Is there anything stopping all the forks from just removing the limit like Firefox plans to do?

Could this be a chrome proper only thing? E.g no limit in brave or edge

[–] BrikoX@lemmy.zip 3 points 9 months ago (1 children)

Possible yes, but since Google controls the Chromium and can implement whatever they want there all the forks would need to start maintaining their own fork and patching the upstream changes instead of just blindly upgrading like now.

[–] NotMyOldRedditName@lemmy.world 2 points 9 months ago (1 children)

If they wanted to do this, for simplicity sake, they could all agree to use the same fork and only allow that one change.

Whoever controls that though might power trip and start doing more though.

[–] BrikoX@lemmy.zip 2 points 9 months ago* (last edited 9 months ago) (1 children)

You have a lot of different vendors with different motivations and profit motives, so it would a hard sell to find a single proxy to handle it.

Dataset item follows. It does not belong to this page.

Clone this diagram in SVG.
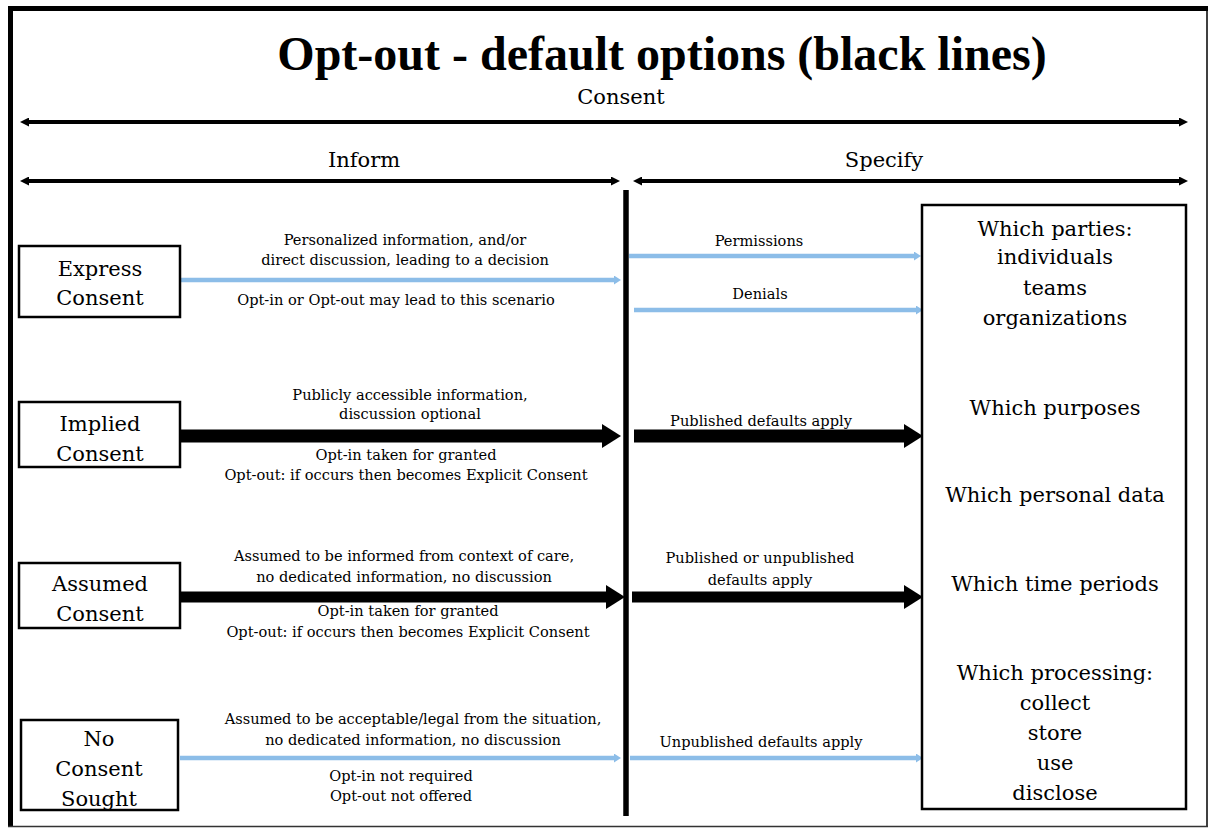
<svg xmlns="http://www.w3.org/2000/svg" width="1209" height="828" viewBox="0 0 1209 828">
<defs>
<style>
text{font-family:"DejaVu Serif","Liberation Serif",serif;fill:#000;text-anchor:middle}
.title{font-family:"Liberation Serif","DejaVu Serif",serif;font-size:48px;font-weight:bold}
.hdr{font-size:21px}
.node{font-size:21px}
.lbl{font-size:14.6px}
.box{fill:#fff;stroke:#000;stroke-width:2.5}
.blue{stroke:#8cbde8;stroke-width:4.5;fill:none}
.blk{stroke:#000;fill:none}
.dbl{stroke:#000;stroke-width:4;fill:none}
</style>
<marker id="hb" markerUnits="userSpaceOnUse" markerWidth="10" markerHeight="10" refX="0" refY="4.5" orient="auto"><path d="M0,0 L7,4.5 L0,9 z" fill="#8cbde8"/></marker>
<marker id="hk" markerUnits="userSpaceOnUse" markerWidth="24" markerHeight="26" refX="0" refY="12" orient="auto"><path d="M0,0 L19,12 L0,24 z" fill="#000"/></marker>
<marker id="hd" markerUnits="userSpaceOnUse" markerWidth="12" markerHeight="10" refX="0" refY="4.5" orient="auto"><path d="M0,0 L9,4.5 L0,9 z" fill="#000"/></marker>
<marker id="hds" markerUnits="userSpaceOnUse" markerWidth="12" markerHeight="10" refX="9" refY="4.5" orient="auto"><path d="M9,0 L0,4.5 L9,9 z" fill="#000"/></marker>
</defs>
<rect x="0" y="0" width="1209" height="828" fill="#fff"/>
<g id="frame">
<line x1="8" y1="8.5" x2="1208" y2="8.5" stroke="#000" stroke-width="5"/>
<line x1="10.5" y1="6" x2="10.5" y2="827" stroke="#000" stroke-width="5"/>
<line x1="1207" y1="8" x2="1207" y2="827" stroke="#000" stroke-width="1.5"/>
<line x1="8" y1="826.5" x2="1208" y2="826.5" stroke="#333" stroke-width="1.5"/>
</g>
<g id="title">
<text class="title" x="662" y="70">Opt-out - default options (black lines)</text>
<text class="hdr" x="621" y="104">Consent</text>
<text class="hdr" x="364" y="167">Inform</text>
<text class="hdr" x="884" y="167">Specify</text>
</g>
<g id="connectors">
<line class="dbl" x1="29" y1="122" x2="1179" y2="122" marker-start="url(#hds)" marker-end="url(#hd)"/>
<line class="dbl" x1="29" y1="181" x2="611" y2="181" marker-start="url(#hds)" marker-end="url(#hd)"/>
<line class="dbl" x1="642" y1="181" x2="1179" y2="181" marker-start="url(#hds)" marker-end="url(#hd)"/>
<line x1="626" y1="190" x2="626" y2="816" stroke="#000" stroke-width="5.5"/>
<line class="blue" x1="180" y1="280" x2="614" y2="280" marker-end="url(#hb)"/>
<line class="blue" x1="629" y1="256" x2="914" y2="256" marker-end="url(#hb)"/>
<line class="blue" x1="634" y1="310" x2="916" y2="310" marker-end="url(#hb)"/>
<line class="blk" stroke-width="13" x1="180" y1="436" x2="602" y2="436" marker-end="url(#hk)"/>
<line class="blk" stroke-width="13" x1="634" y1="436" x2="904" y2="436" marker-end="url(#hk)"/>
<line class="blk" stroke-width="11" x1="180" y1="597" x2="606" y2="597" marker-end="url(#hk)"/>
<line class="blk" stroke-width="11" x1="632" y1="597" x2="904" y2="597" marker-end="url(#hk)"/>
<line class="blue" x1="180" y1="758" x2="614" y2="758" marker-end="url(#hb)"/>
<line class="blue" x1="630" y1="758" x2="916" y2="758" marker-end="url(#hb)"/>
</g>
<g id="labels">
<text class="lbl" x="405" y="245">Personalized information, and/or</text>
<text class="lbl" x="405" y="265">direct discussion, leading to a decision</text>
<text class="lbl" x="396" y="305">Opt-in or Opt-out may lead to this scenario</text>
<text class="lbl" x="759" y="246">Permissions</text>
<text class="lbl" x="760" y="299">Denials</text>
<text class="lbl" x="410" y="400">Publicly accessible information,</text>
<text class="lbl" x="410" y="419">discussion optional</text>
<text class="lbl" x="406" y="460">Opt-in taken for granted</text>
<text class="lbl" x="406" y="480">Opt-out: if occurs then becomes Explicit Consent</text>
<text class="lbl" x="761" y="426">Published defaults apply</text>
<text class="lbl" x="404" y="561">Assumed to be informed from context of care,</text>
<text class="lbl" x="404" y="582">no dedicated information, no discussion</text>
<text class="lbl" x="408" y="616">Opt-in taken for granted</text>
<text class="lbl" x="408" y="637">Opt-out: if occurs then becomes Explicit Consent</text>
<text class="lbl" x="760" y="563">Published or unpublished</text>
<text class="lbl" x="760" y="585">defaults apply</text>
<text class="lbl" x="413" y="724">Assumed to be acceptable/legal from the situation,</text>
<text class="lbl" x="413" y="745">no dedicated information, no discussion</text>
<text class="lbl" x="401" y="781">Opt-in not required</text>
<text class="lbl" x="401" y="801">Opt-out not offered</text>
<text class="lbl" x="761" y="747">Unpublished defaults apply</text>
</g>
<g id="express">
<rect class="box" x="19" y="246" width="161" height="71"/>
<text class="node" x="100" y="276">Express</text>
<text class="node" x="100" y="305">Consent</text>
</g>
<g id="implied">
<rect class="box" x="19" y="402" width="161" height="65"/>
<text class="node" x="100" y="431">Implied</text>
<text class="node" x="100" y="461">Consent</text>
</g>
<g id="assumed">
<rect class="box" x="19" y="563" width="161" height="65"/>
<text class="node" x="100" y="591">Assumed</text>
<text class="node" x="100" y="621">Consent</text>
</g>
<g id="nosought">
<rect class="box" x="21" y="720" width="157" height="90"/>
<text class="node" x="99" y="746">No</text>
<text class="node" x="99" y="776">Consent</text>
<text class="node" x="99" y="806">Sought</text>
</g>
<g id="specify-box">
<rect class="box" x="922" y="205" width="264" height="604"/>
<text class="node" x="1055" y="236">Which parties:</text>
<text class="node" x="1055" y="264">individuals</text>
<text class="node" x="1055" y="295">teams</text>
<text class="node" x="1055" y="325">organizations</text>
<text class="node" x="1055" y="415">Which purposes</text>
<text class="node" x="1055" y="502">Which personal data</text>
<text class="node" x="1055" y="591">Which time periods</text>
<text class="node" x="1055" y="680">Which processing:</text>
<text class="node" x="1055" y="710">collect</text>
<text class="node" x="1055" y="740">store</text>
<text class="node" x="1055" y="770">use</text>
<text class="node" x="1055" y="800">disclose</text>
</g>
</svg>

Edge, Brave, Opera, all owned by for profit entities.
Then there is Vivaldi, who is owned by employees of the company.
But there is also ungoogled-chromium who has 6 org members who oversee the fork.

Among many others that are less popular.

[–] randomaside@lemmy.dbzer0.com 3 points 9 months ago

Agreed. On top of that, there is a lot of free engineering work that these downstream distros are benefiting from. Tinkering too much risks each change up the chain requiring more work to pull down into their fork.

These browser alts will at some point just cow tow to Google's new vision of the internet. The only people who really have any real ability to push back unfortunately ... Is Apple (and I don't like admitting that but see apple vs flash) and webkit.

I wonder if I could simply get away with a browser that adheres to webkit standards (like the original chrome used to) like gnome web or konquerer.